El año pasado, siendo arzobispo de la arquidiócesis de Rosario monseñor José Luis Mollaghan, se dispuso el traslado de los restos mortales del presbítero Florio (1915-1991), quien fuera cura párroco de esa iglesia por espacio de 43 años hasta su fallecimiento. Los mismos estaban depositados en la capilla del cementerio de Arroyo Seco.

Ante esa eventualidad, la comisión que se constituyó para ese fin, presidida por el actual cura párroco, presbítero Luis Boccia, convocó nuevamente al arquitecto Scrimaglio para hacerse cargo del emplazamiento de dicha sepultura en el interior de la iglesia recientemente declarada Monumento Arquitectónico de la Pampa Gringa por iniciativa del intendente de Arroyo Seco, Pedro Spina.

Este trabajo le permitió a Scrimaglio ratificar el valor simbólico de su obra y encarar su gradual restauración, teniendo en cuenta las alteraciones que sufriera durante los últimos años en detrimento de sus valores arquitectónicos y del sentido religioso y litúrgico de su concepción.

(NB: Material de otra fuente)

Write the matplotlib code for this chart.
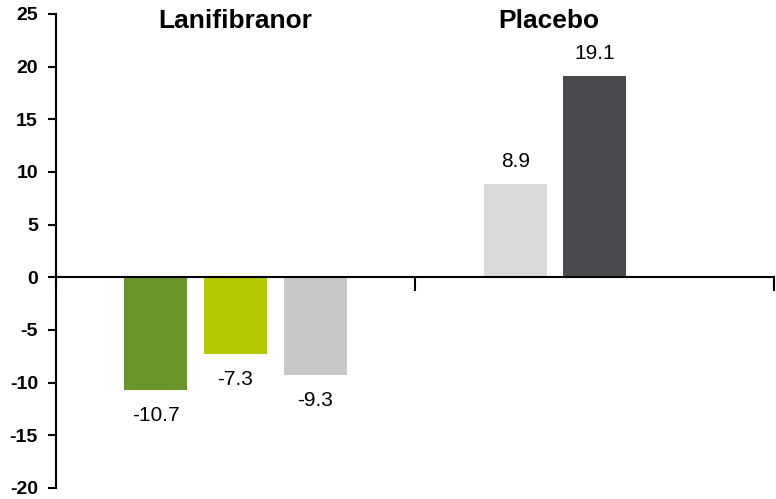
import matplotlib.pyplot as plt

plt.rcParams['font.family'] = ['Liberation Sans', 'DejaVu Sans']

# data
groups = ['Lanifibranor', 'Placebo']
lani_values = [-10.7, -7.3, -9.3]
placebo_values = [8.9, 19.1]
lani_colors = ['#6a952a', '#b3c800', '#c8c8c8']
placebo_colors = ['#dadada', '#4a494e']
yticks = [-20, -15, -10, -5, 0, 5, 10, 15, 20, 25]

fig = plt.figure(figsize=(7.76, 4.99), dpi=100)
ax = fig.add_axes([56 / 776, 11 / 499, 718 / 776, 474 / 499])

# bar positions inside each group (group 0 spans 0..1, group 1 spans 1..2)
lani_x = [0.277, 0.5, 0.723]
placebo_x = [1.28, 1.50]
width = 0.175

ax.bar(lani_x, lani_values, width=width, color=lani_colors)
ax.bar(placebo_x, placebo_values, width=width, color=placebo_colors)

for x, v in zip(lani_x + placebo_x, lani_values + placebo_values):
    off = -18 if v < 0 else 16
    ax.annotate(f'{v}', (x, v), xytext=(0, off), textcoords='offset points',
                ha='center', va='center', fontsize=15)

# group titles
ax.text(0.5, 24.3, groups[0], ha='center', va='center', fontsize=19, fontweight='bold')
ax.text(1.372, 24.3, groups[1], ha='center', va='center', fontsize=19, fontweight='bold')

ax.set_xlim(0, 2)
ax.set_ylim(-20, 25)
ax.set_yticks(yticks)
ax.set_yticklabels([str(t) for t in yticks], fontsize=14, fontweight='bold')
ax.set_xticks([0, 1, 2])
ax.set_xticklabels([])
ax.tick_params(axis='x', direction='out', length=10, width=1.5)
ax.tick_params(axis='y', direction='out', length=6, width=1.5, pad=7)

ax.spines['top'].set_visible(False)
ax.spines['right'].set_visible(False)
ax.spines['bottom'].set_position(('data', 0))
ax.spines['bottom'].set_linewidth(1.5)
ax.spines['left'].set_linewidth(1.5)
ax.spines['bottom'].set_zorder(3)

plt.savefig('out.png', dpi=100)
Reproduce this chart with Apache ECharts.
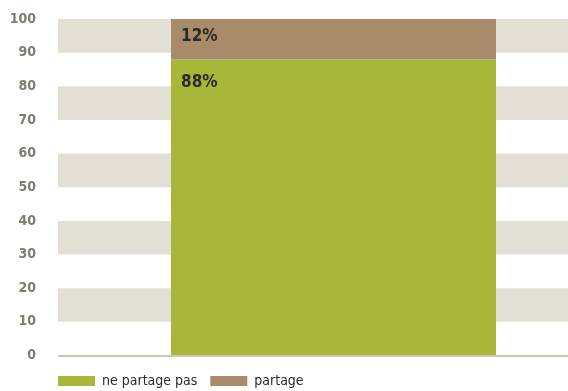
<!DOCTYPE html>
<html>
<head>
<meta charset="utf-8">
<script src="https://cdn.jsdelivr.net/npm/echarts@6/dist/echarts.min.js"></script>
<style>
  html, body { margin: 0; padding: 0; background: #ffffff; }
  #chart { width: 568px; height: 391px; }
</style>
</head>
<body>
<div id="chart"></div>
<script>
// Share of respondents, single stacked column
const categories = ['total'];
const nePartagePas = [88];
const partage = [12];
const yTicks = [0, 10, 20, 30, 40, 50, 60, 70, 80, 90, 100];

const FONT = '"DejaVu Sans Condensed", "Open Sans", sans-serif';

const chart = echarts.init(document.getElementById('chart'), null, { renderer: 'canvas' });

const labelStyle = {
  show: true,
  formatter: '{c}%',
  color: '#2b2a26',
  fontFamily: FONT,
  fontSize: 17,
  fontWeight: 'bold'
};

chart.setOption({
  animation: false,
  backgroundColor: '#ffffff',
  // plot runs past the right edge of the canvas
  grid: {
    left: 58, right: -41, top: 19, bottom: 35.5,
    containLabel: false,
    outerBoundsMode: 'none'
  },
  legend: {
    left: 53,
    top: 369,
    itemWidth: 37,
    itemHeight: 10,
    itemGap: 13,
    icon: 'rect',
    textStyle: { color: '#2b2a26', fontFamily: FONT, fontSize: 14, padding: [0, 0, 0, 2] },
    data: ['ne partage pas', 'partage']
  },
  xAxis: {
    type: 'category',
    data: categories,
    axisTick: { show: false },
    axisLabel: { show: false },
    axisLine: { show: false }
  },
  yAxis: {
    type: 'value',
    min: yTicks[0],
    max: yTicks[yTicks.length - 1],
    interval: 10,
    axisLine: { show: false },
    axisTick: { show: false },
    splitLine: { show: false },
    splitArea: { show: true, areaStyle: { color: ['rgba(255,255,255,0)', '#e2e0d5'] } },
    axisLabel: {
      color: '#7d7d72',
      fontFamily: FONT,
      fontSize: 14,
      fontWeight: 'bold',
      margin: 22
    }
  },
  series: [
    {
      name: 'ne partage pas',
      type: 'bar',
      stack: 'total',
      data: nePartagePas,
      barWidth: 325,
      itemStyle: { color: '#a8b63a' },
      label: Object.assign({}, labelStyle, { position: [10, 15] }),
      z: 3
    },
    {
      name: 'partage',
      type: 'bar',
      stack: 'total',
      data: partage,
      barWidth: 325,
      itemStyle: { color: '#a88b6a' },
      label: Object.assign({}, labelStyle, { position: [10, 9] }),
      z: 3
    },
    {
      // baseline rule along the zero line
      type: 'line',
      data: [],
      markLine: {
        silent: true,
        symbol: 'none',
        label: { show: false },
        lineStyle: { color: '#cac8b3', width: 2, type: 'solid' },
        data: [{ yAxis: 0 }]
      },
      z: 1
    }
  ]
});
</script>
</body>
</html>
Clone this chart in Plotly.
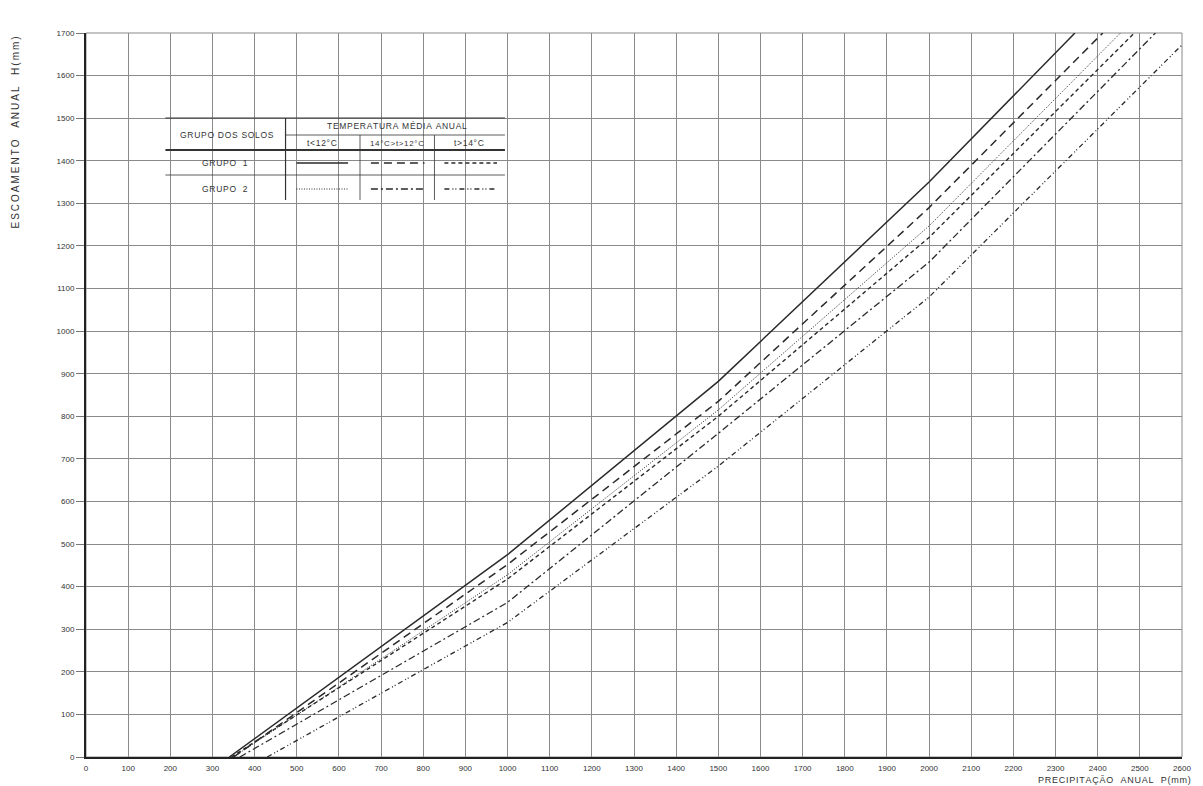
import plotly.graph_objects as go

# ---- data ----
P_g1_lt12 = [340, 1000, 1500, 2000, 2346]
H_g1_lt12 = [0, 475, 882, 1350, 1700]

P_g1_12_14 = [350, 1000, 1500, 2000, 2412]
H_g1_12_14 = [0, 452, 835, 1290, 1700]

P_g1_gt14 = [345, 1000, 1500, 2000, 2487]
H_g1_gt14 = [0, 418, 800, 1220, 1700]

P_g2_lt12 = [350, 1000, 1500, 2000, 2454]
H_g2_lt12 = [0, 428, 815, 1247, 1700]

P_g2_12_14 = [365, 1000, 1500, 2000, 2537]
H_g2_12_14 = [0, 363, 760, 1162, 1700]

P_g2_gt14 = [430, 1000, 1500, 2000, 2600]
H_g2_gt14 = [0, 316, 683, 1080, 1672]

x_ticks = list(range(0, 2601, 100))
y_ticks = list(range(0, 1701, 100))

LINE = "#2a2a2a"
series = [
    ("Grupo 1, t<12°C", P_g1_lt12, H_g1_lt12, "solid", 1.5),
    ("Grupo 1, 14°C>t>12°C", P_g1_12_14, H_g1_12_14, "8px,5px", 1.5),
    ("Grupo 1, t>14°C", P_g1_gt14, H_g1_gt14, "4px,3px", 1.4),
    ("Grupo 2, t<12°C", P_g2_lt12, H_g2_lt12, "1px,1.5px", 1.0),
    ("Grupo 2, 14°C>t>12°C", P_g2_12_14, H_g2_12_14, "7px,3px,2px,3px", 1.3),
    ("Grupo 2, t>14°C", P_g2_gt14, H_g2_gt14, "5px,3px,1px,2px,1px,3px", 1.3),
]

fig = go.Figure()
for name, xs, ys, dash, w in series:
    fig.add_trace(go.Scatter(x=xs, y=ys, mode="lines", name=name,
                             line=dict(color=LINE, width=w, dash=dash),
                             showlegend=False, hoverinfo="x+y+name"))

FONT = "Liberation Sans"
L, R, T, B = 86, 13, 33, 29
W, H = 1203, 786
PW, PH = W - L - R, H - T - B


def px(xp):
    return (xp - L) / PW


def py(yp):
    return (H - B - yp) / PH


def spaced(s, sep="\u200a"):
    return sep.join(s)


shapes = []
ann = []


def hline(x0, x1, y, w=1.0):
    shapes.append(dict(type="line", xref="paper", yref="paper", x0=px(x0), x1=px(x1),
                       y0=py(y), y1=py(y), line=dict(color="#333", width=w)))


def vline(x, y0, y1, w=1.0):
    shapes.append(dict(type="line", xref="paper", yref="paper", x0=px(x), x1=px(x),
                       y0=py(y0), y1=py(y1), line=dict(color="#333", width=w)))


def sample(x0, x1, y, dash, w):
    shapes.append(dict(type="line", xref="paper", yref="paper", x0=px(x0), x1=px(x1),
                       y0=py(y), y1=py(y), line=dict(color=LINE, width=w, dash=dash)))


def text(x, y, s, size=8.5):
    ann.append(dict(xref="paper", yref="paper", x=px(x), y=py(y), text=spaced(s), showarrow=False,
                    font=dict(family=FONT, size=size, color="#333"), xanchor="center", yanchor="middle"))


hline(166, 508, 118)
hline(287, 508, 135, 0.8)
hline(166, 508, 150, 1.8)
hline(166, 508, 175, 0.8)
vline(287, 118, 200, 1.2)
vline(362, 135, 200, 0.8)
vline(437, 135, 200, 0.8)

text(228, 135, "GRUPO DOS SOLOS")
text(399, 126, "TEMPERATURA MÉDIA ANUAL")
text(324, 143, "t<12°C")
text(399, 143, "14°C>t>12°C", 8)
text(472, 143, "t>14°C")
text(226, 163, "GRUPO  1")
text(226, 189, "GRUPO  2")

cells = [(298, 350, 163), (373, 427, 163), (447, 500, 163),
         (298, 350, 189), (373, 427, 189), (447, 500, 189)]
for (x0, x1, yy), (_, _, _, dash, w) in zip(cells, series):
    sample(x0, x1, yy, dash, w)

# axis titles
ann.append(dict(xref="paper", yref="paper", x=px(14), y=py(35),
                text=spaced("ESCOAMENTO  ANUAL  H(mm)", "\u2009"),
                textangle=-90, showarrow=False, xanchor="center", yanchor="top",
                font=dict(family=FONT, size=10, color="#333")))
ann.append(dict(xref="paper", yref="paper", x=px(1201), y=py(780),
                text=spaced("PRECIPITAÇÃO  ANUAL  P(mm)"),
                showarrow=False, xanchor="right", yanchor="middle",
                font=dict(family=FONT, size=9, color="#333")))

fig.update_layout(
    width=W, height=H,
    margin=dict(l=L, r=R, t=T, b=B),
    paper_bgcolor="white", plot_bgcolor="white",
    shapes=shapes, annotations=ann,
    font=dict(family=FONT, size=7.5, color="#333"),
)
fig.update_xaxes(range=[0, 2600], tickvals=x_ticks, ticktext=[str(v) for v in x_ticks],
                 showgrid=True, gridcolor="#8a8a8a", gridwidth=1,
                 showline=True, linecolor="#222", linewidth=2, mirror=False,
                 zeroline=False, ticks="", ticklabelstandoff=2,
                 tickfont=dict(family=FONT, size=8, color="#333"))
fig.update_yaxes(range=[0, 1700], tickvals=y_ticks, ticktext=[str(v) for v in y_ticks],
                 showgrid=True, gridcolor="#8a8a8a", gridwidth=1,
                 showline=True, linecolor="#222", linewidth=2,
                 zeroline=False, ticks="outside", ticklen=8, tickcolor="#777",
                 tickfont=dict(family=FONT, size=8, color="#333"))
fig.add_shape(type="rect", xref="paper", yref="paper", x0=0, x1=1, y0=0, y1=1,
              line=dict(color="#888", width=1), layer="below")

fig.write_html("out.html", config={"displayModeBar": False},
               post_script="document.body.style.margin='0';")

Entre los trabajos de restauración se reimplantaron especies autóctonas en uno de los canteros del patio de entrada de la iglesia, a cargo de la paisajista Vanesa Niro.

Esta obra fue reconocida por la Academia Nacional de Bellas Artes. El traslado de los restos del padre Florio se realizó en noviembre del año pasado, en un solemne acto que convocó a toda la población de Arroyo Seco, presidido por el arzobispo de Rosario, monseñor Mollaghan y el intendente Spina.